# St Barts Forums > Meetings in SBH (and elsewhere) >  >  The June crowd.....

## MartinS

What a great time. Old friends and new friends. And now on to Marius Day! 

And thanks to Rosemond for his camera skills, it was a tough crowd....

----------


## JEK

A great group!

----------


## pghfred

We had a great time.  Thanks Martin for hosting the get together.

----------


## MIke R

Excellent !!!!

----------


## didier

:thumb up:

----------


## MartinS

We had fun!

----------


## amyb

What a beautiful bunch of St Barth buddies.  Looks like a great gathering and a great photo.

----------


## MartinS

Some,,,, had more fun than others,,,,, just sayin,,,,

----------


## tim

What a terrific group!

----------


## kent1994

Yes it is.
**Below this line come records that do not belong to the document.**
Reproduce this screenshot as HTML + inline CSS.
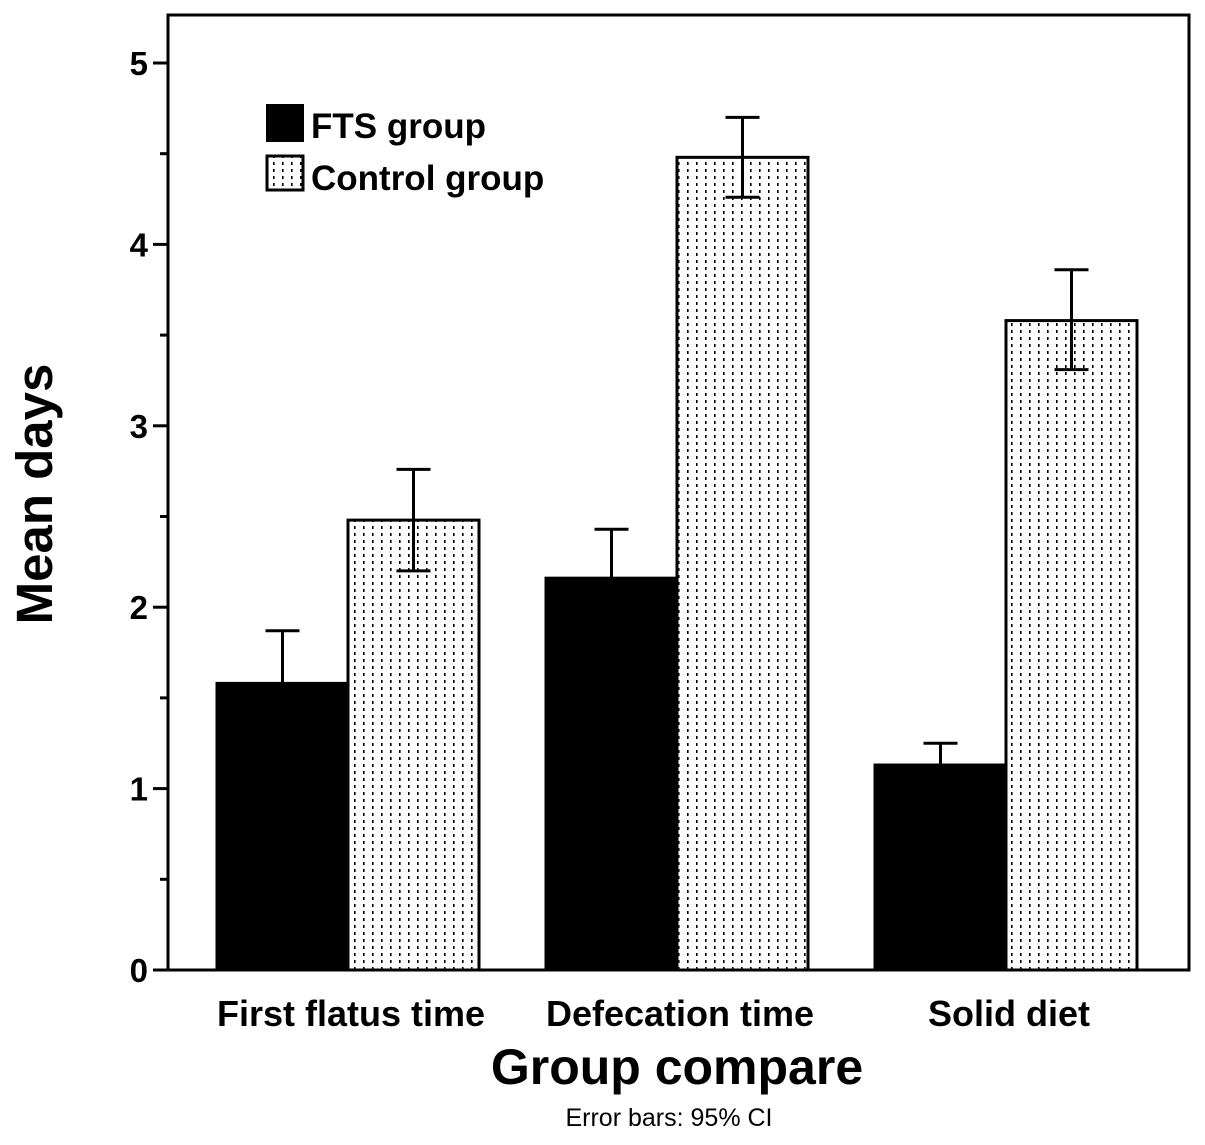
<!DOCTYPE html>
<html><head><meta charset="utf-8"><style>
body{margin:0;background:#fff}
svg text{font-family:"Liberation Sans",Arial,sans-serif;font-weight:bold;fill:#000}
</style></head><body>
<svg id="chart" width="1205" height="1140" viewBox="0 0 1205 1140" xmlns="http://www.w3.org/2000/svg">
<defs>
<pattern id="dots" width="9" height="7" patternUnits="userSpaceOnUse">
<rect width="9" height="7" fill="#fff"/><rect x="3" y="1" width="1.6" height="3" fill="#000"/>
</pattern>
</defs>
<rect x="168" y="15" width="1021" height="955" fill="none" stroke="#000" stroke-width="3"/>
<g id="bars"></g>
<g id="yaxis"></g>
<g>
<rect x="266" y="104" width="38" height="38" fill="#000"/>
<text x="311" y="138" font-size="35">FTS group</text>
<rect x="267" y="156" width="36" height="34" fill="url(#dots)" stroke="#000" stroke-width="3"/>
<text x="311" y="190" font-size="35">Control group</text>
</g>
<text transform="translate(52,494) rotate(-90)" text-anchor="middle" font-size="51">Mean days</text>
<text x="677" y="1084" text-anchor="middle" font-size="50">Group compare</text>
<text x="669" y="1126" text-anchor="middle" font-size="25" style="font-weight:normal">Error bars: 95% CI</text>
</svg>
<script>
const categories=["First flatus time","Defecation time","Solid diet"];
const ftsMean=[1.58,2.16,1.13];
const ftsLow=[1.28,1.89,1.01];
const ftsHigh=[1.87,2.43,1.25];
const ctrlMean=[2.48,4.48,3.58];
const ctrlLow=[2.2,4.26,3.31];
const ctrlHigh=[2.76,4.70,3.86];
const yTicks=[0,1,2,3,4,5];
const NS="http://www.w3.org/2000/svg";
const y0=970,y5=63;
function yS(v){return y0-(y0-y5)*v/5;}
function xC(i){return 348+i*329;}
function mk(t,a,p){const e=document.createElementNS(NS,t);for(const k in a)e.setAttribute(k,a[k]);p.appendChild(e);return e;}
const bars=document.getElementById('bars'),ya=document.getElementById('yaxis');
const bw=131;
function bar(x,m,lo,hi,fill,name){
  const r=mk('rect',{x:x,y:yS(m),width:bw,height:y0-yS(m),fill:fill,stroke:'#000','stroke-width':3},bars);
  
  
  const cx=x+bw/2;
  const g=mk('g',{stroke:'#000','stroke-width':3},bars);
  
  
  mk('line',{x1:cx,x2:cx,y1:yS(hi),y2:yS(lo)},g);
  mk('line',{x1:cx-17,x2:cx+17,y1:yS(hi),y2:yS(hi)},g);
  mk('line',{x1:cx-17,x2:cx+17,y1:yS(lo),y2:yS(lo)},g);
}
categories.forEach((c,i)=>{
  const xc=xC(i);
  bar(xc-bw,ftsMean[i],ftsLow[i],ftsHigh[i],'#000','bar-fts-'+i);
  bar(xc,ctrlMean[i],ctrlLow[i],ctrlHigh[i],'url(#dots)','bar-control-'+i);
  const t=mk('text',{x:xc+3,y:1026,'text-anchor':'middle','font-size':36},bars);
  t.textContent=c;
  
  
});
yTicks.forEach(v=>{
  const y=yS(v);
  const l=mk('line',{x1:153,x2:169,y1:y,y2:y,stroke:'#000','stroke-width':3},ya);
  
  
  const t=mk('text',{x:148,y:y+12,'text-anchor':'end','font-size':33},ya);
  t.textContent=v;
  
  
  if(v<5){const ym=yS(v+0.5);
    const m=mk('line',{x1:160,x2:169,y1:ym,y2:ym,stroke:'#000','stroke-width':3},ya);
    
    }
});
</script>
</body></html>
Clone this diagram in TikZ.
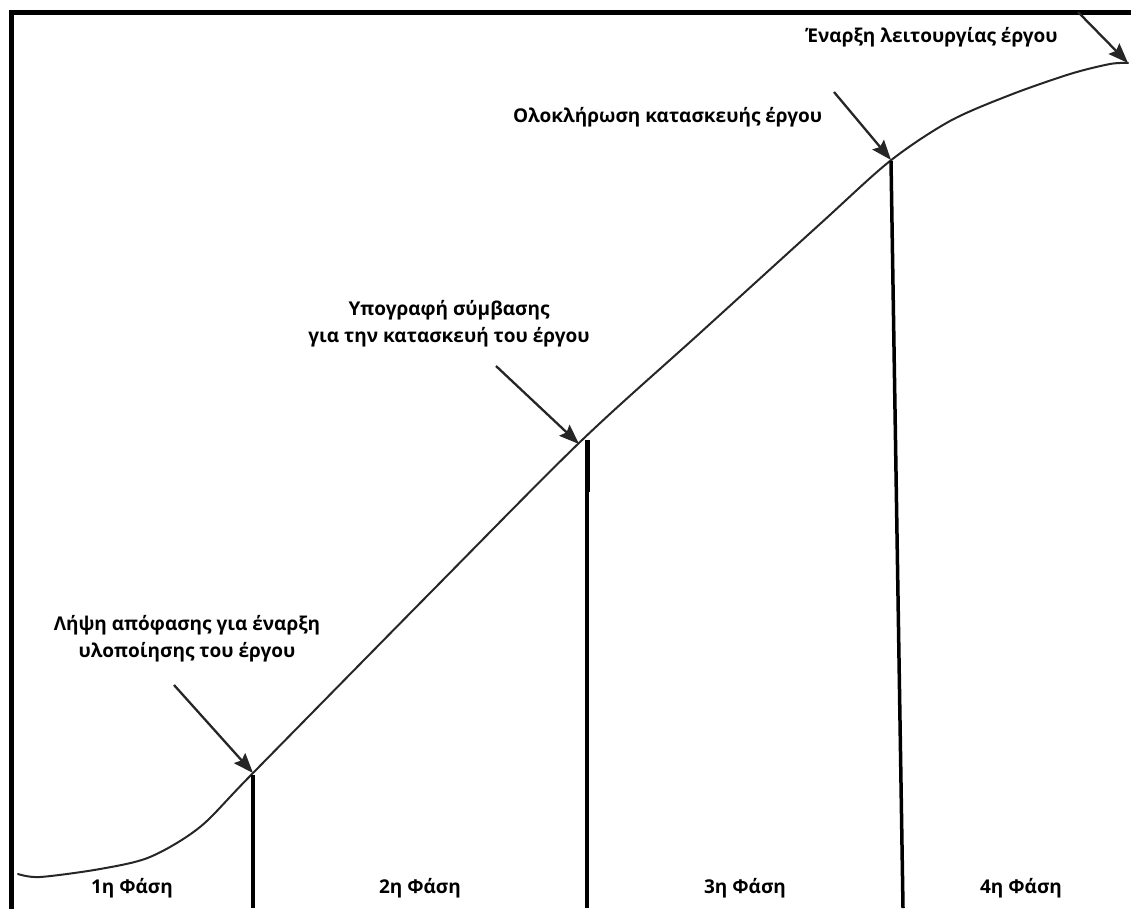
\documentclass[tikz,border=0pt]{standalone}
\usepackage{fontspec}
\setmainfont{Open Sans}
\usetikzlibrary{arrows.meta}
\begin{document}
\begin{tikzpicture}[x=1pt,y=-1pt,
  frameline/.style={line width=5pt,black},
  curveline/.style={line width=2pt,black!85,line cap=round},
  pointer/.style={line width=2.3pt,black!85,-{Stealth[length=20pt,width=15pt,inset=3pt]}},
  divider/.style={line width=3.5pt,black},
  lbl/.style={font=\fontsize{19}{27}\selectfont\bfseries,align=center,inner sep=0pt},
  phase/.style={font=\fontsize{19}{27}\selectfont\bfseries,inner sep=0pt}]
\useasboundingbox (0,0) rectangle (1131,908);
% frame
\coordinate (fl) at (11,908);
\coordinate (fc) at (11,12);
\coordinate (fr) at (1131,12);
\draw[frameline,line cap=rect] (fl) -- (fc) -- (fr);
% curve
\draw[curveline] plot[smooth,tension=0.5] coordinates {(18,874) (40,877) (100,869) (150,857) (200,827) (253,773) (430,593) (580,442) (700,333) (820,224) (890,161) (950,121) (1010,95) (1070,74) (1110,64) (1128,63)};
% points on the curve
\coordinate (t1) at (253,773);
\coordinate (t2) at (579,444);
\coordinate (t3) at (891,160);
\coordinate (t4) at (1128,63);
% arrow starts
\coordinate (s1) at (174,685);
\coordinate (s2) at (496,366);
\coordinate (s3) at (834,92);
\coordinate (s4) at (1078,12);
\draw[pointer] (s1) -- (t1);
\draw[pointer] (s2) -- (t2);
\draw[pointer] (s3) -- (t3);
\draw[pointer] (s4) -- (t4);
% dividers
\coordinate (v1t) at (253,775);
\coordinate (v1b) at (253,908);
\coordinate (v2t) at (587,440);
\coordinate (v2m) at (587,492);
\coordinate (v2b) at (587,908);
\coordinate (v3t) at (891,161);
\coordinate (v3b) at (903,908);
\draw[divider] (v1t) -- (v1b);
\draw[divider,line width=5pt] (v2t) -- (v2m);
\draw[divider] (v2m) -- (v2b);
\draw[divider] (v3t) -- (v3b);
% labels
\node[lbl] (l1) at (187,639) {Λήψη απόφασης για έναρξη\\υλοποίησης του έργου};
\node[lbl] (l2) at (449,324) {Υπογραφή σύμβασης\\για την κατασκευή του έργου};
\node[lbl,anchor=west] (l3) at (513,117) {Ολοκλήρωση κατασκευής έργου};
\node[lbl,anchor=west] (l4) at (806,37) {Έναρξη λειτουργίας έργου};
\node[phase] (ph1) at (132,888) {1η Φάση};
\node[phase] (ph2) at (420,888) {2η Φάση};
\node[phase] (ph3) at (745,888) {3η Φάση};
\node[phase] (ph4) at (1021,888) {4η Φάση};
\end{tikzpicture}
\end{document}
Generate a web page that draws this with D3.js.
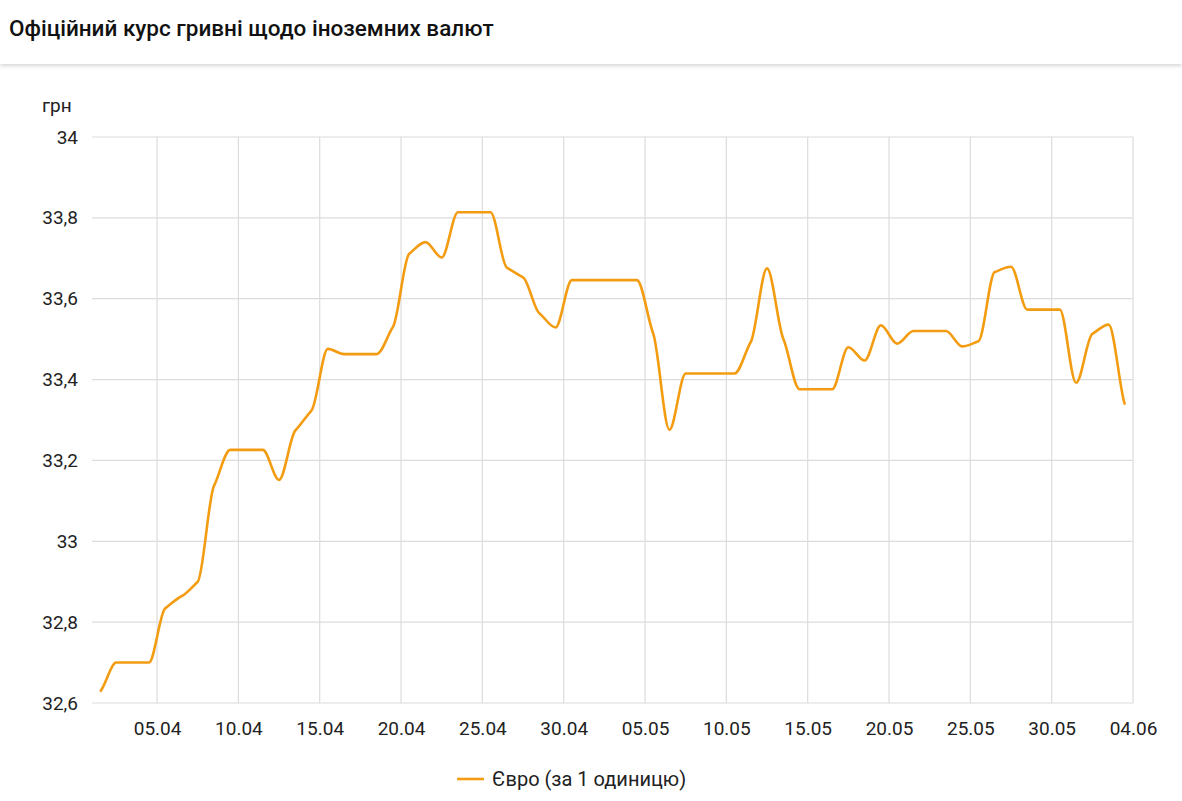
<!DOCTYPE html>
<html><head><meta charset="utf-8">
<script src="https://cdn.jsdelivr.net/npm/d3@7"></script>
<style>
html,body{margin:0;padding:0;background:#fff;width:1182px;height:801px;overflow:hidden;font-family:Roboto,"Noto Sans",sans-serif;}
#hdr{position:absolute;left:0;top:0;width:1182px;height:64px;background:#fff;box-shadow:0 2px 4px rgba(0,0,0,0.16);}
svg{position:absolute;left:0;top:0;}
</style></head><body>
<div id="hdr"></div>
<svg id="c" width="1182" height="801"></svg>
<script>
const titleText = "Офіційний курс гривні щодо іноземних валют";
const startDate = "01.04.2021";
const endDate = "04.06.2021";
const dates = ["01.04","02.04","03.04","04.04","05.04","06.04","07.04","08.04","09.04","10.04",
"11.04","12.04","13.04","14.04","15.04","16.04","17.04","18.04","19.04","20.04",
"21.04","22.04","23.04","24.04","25.04","26.04","27.04","28.04","29.04","30.04",
"01.05","02.05","03.05","04.05","05.05","06.05","07.05","08.05","09.05","10.05",
"11.05","12.05","13.05","14.05","15.05","16.05","17.05","18.05","19.05","20.05",
"21.05","22.05","23.05","24.05","25.05","26.05","27.05","28.05","29.05","30.05",
"31.05","01.06","02.06","03.06"];
const euro = [32.628,32.70,32.70,32.70,32.834,32.864,32.90,33.137,33.226,33.226,
33.226,33.152,33.274,33.324,33.476,33.463,33.463,33.463,33.530,33.711,
33.740,33.702,33.814,33.814,33.814,33.677,33.653,33.564,33.529,33.646,
33.646,33.646,33.646,33.646,33.514,33.276,33.415,33.415,33.415,33.415,
33.493,33.675,33.501,33.376,33.376,33.376,33.480,33.447,33.534,33.489,
33.520,33.520,33.520,33.482,33.495,33.666,33.679,33.573,33.573,33.573,
33.392,33.513,33.536,33.338];
const xTickLabels = ["05.04","10.04","15.04","20.04","25.04","30.04","05.05","10.05","15.05","20.05","25.05","30.05","04.06"];
const yTicks = [32.6,32.8,33,33.2,33.4,33.6,33.8,34];
const seriesName = "Євро (за 1 одиницю)";
const unitLabel = "грн";

const parse = s => { const [d,m] = s.split(".").map(Number); return new Date(2021, m-1, d); };
const parseFull = s => { const [d,m,y] = s.split(".").map(Number); return new Date(y, m-1, d); };
const data = dates.map((d,i)=>({t: new Date(parse(d).getTime()+12*3600e3), v: euro[i]}));

const svg = d3.select("#c");
const L=92, R=1133, T=137, B=703;
const x = d3.scaleTime().domain([parseFull(startDate), parseFull(endDate)]).range([L,R]);
const y = d3.scaleLinear().domain([32.6,34]).range([B,T]);
const fmt = v => String(+v.toFixed(1)).replace(".", ",");
const grid = "#dcdcdc";
const txt = "#222";

svg.append("text").attr("x",9).attr("y",36).attr("font-size",22.5).attr("font-weight",500)
  .attr("font-family","Roboto").attr("fill","#111").text(titleText);

// horizontal grid
svg.append("g").selectAll("line").data(yTicks).join("line")
  .attr("x1",L).attr("x2",R).attr("y1",d=>y(d)).attr("y2",d=>y(d))
  .attr("stroke",grid).attr("stroke-width",1.2);
// vertical grid
const xt = xTickLabels.map(parse);
svg.append("g").selectAll("line").data(xt).join("line")
  .attr("x1",d=>x(d)).attr("x2",d=>x(d)).attr("y1",T).attr("y2",B)
  .attr("stroke",grid).attr("stroke-width",1.2);

// y axis labels
const yAxis = d3.axisLeft(y).tickValues(yTicks).tickFormat(fmt).tickSize(0).tickPadding(0);
const gy = svg.append("g").attr("transform",`translate(${L-14},0)`).call(yAxis);
gy.select(".domain").remove();
gy.selectAll("text").attr("font-size",19).attr("font-family","Roboto").attr("fill",txt);

// x axis labels
const xAxis = d3.axisBottom(x).tickValues(xt).tickFormat((d,i)=>xTickLabels[i]).tickSize(0).tickPadding(0);
const gx = svg.append("g").attr("transform",`translate(0,${B+18})`).call(xAxis);
gx.select(".domain").remove();
gx.selectAll("text").attr("font-size",19).attr("font-family","Roboto").attr("fill",txt);

// unit label
svg.append("text").attr("x",42).attr("y",112).attr("font-size",19).attr("font-family","Roboto").attr("fill",txt).text(unitLabel);

// line: monotone cubic with softened tangents (sharper corners, no overshoot)
function softMonotonePath(pts, k){
  const n = pts.length, p = d3.path();
  const s = [];
  for (let i=0;i<n-1;i++) s.push((pts[i+1][1]-pts[i][1])/(pts[i+1][0]-pts[i][0]));
  const m = pts.map((_,i)=>{
    if (i===0) return s[0]*k;
    if (i===n-1) return s[n-2]*k;
    const a=s[i-1], b=s[i];
    if (a*b<=0) return 0;
    return k*2*a*b/(a+b);
  });
  p.moveTo(pts[0][0],pts[0][1]);
  for (let i=0;i<n-1;i++){
    const [x0,y0]=pts[i],[x1,y1]=pts[i+1], h=(x1-x0)/3;
    p.bezierCurveTo(x0+h,y0+m[i]*h,x1-h,y1-m[i+1]*h,x1,y1);
  }
  return p.toString();
}
const pts = data.map(d=>[x(d.t),y(d.v)]);
svg.append("path").attr("d",softMonotonePath(pts,0.6)).attr("fill","none")
  .attr("stroke","#f39c12").attr("stroke-width",2.6).attr("stroke-linejoin","round");

// legend
const lg = svg.append("g").attr("transform","translate(457,779)");
lg.append("line").attr("x1",0).attr("x2",27).attr("y1",0).attr("y2",0).attr("stroke","#f39c12").attr("stroke-width",2.6);
lg.append("text").attr("x",35).attr("y",7).attr("font-size",20).attr("font-family","Roboto").attr("fill",txt).text(seriesName);
</script>
</body></html>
How about a few more candid shots. Particularly of those having "more fun". :)

----------


## andynap

A lot of people I know in that group shot. Party crowd looks good

----------


## julianne

Good looking crowd...and it looks like you had perfect weather. EMM is a wonderful venue for a party!

----------


## MartinS

I took hostages,,

----------


## HydeParkOH

Martin--thanks for hosting, it was nice to reconnect w/ friends from Marius' 89th b-day, and make some new friends as well.  Looking forward to a repeat next June, and seeing you around this week and next.
Andrew & Jennie

----------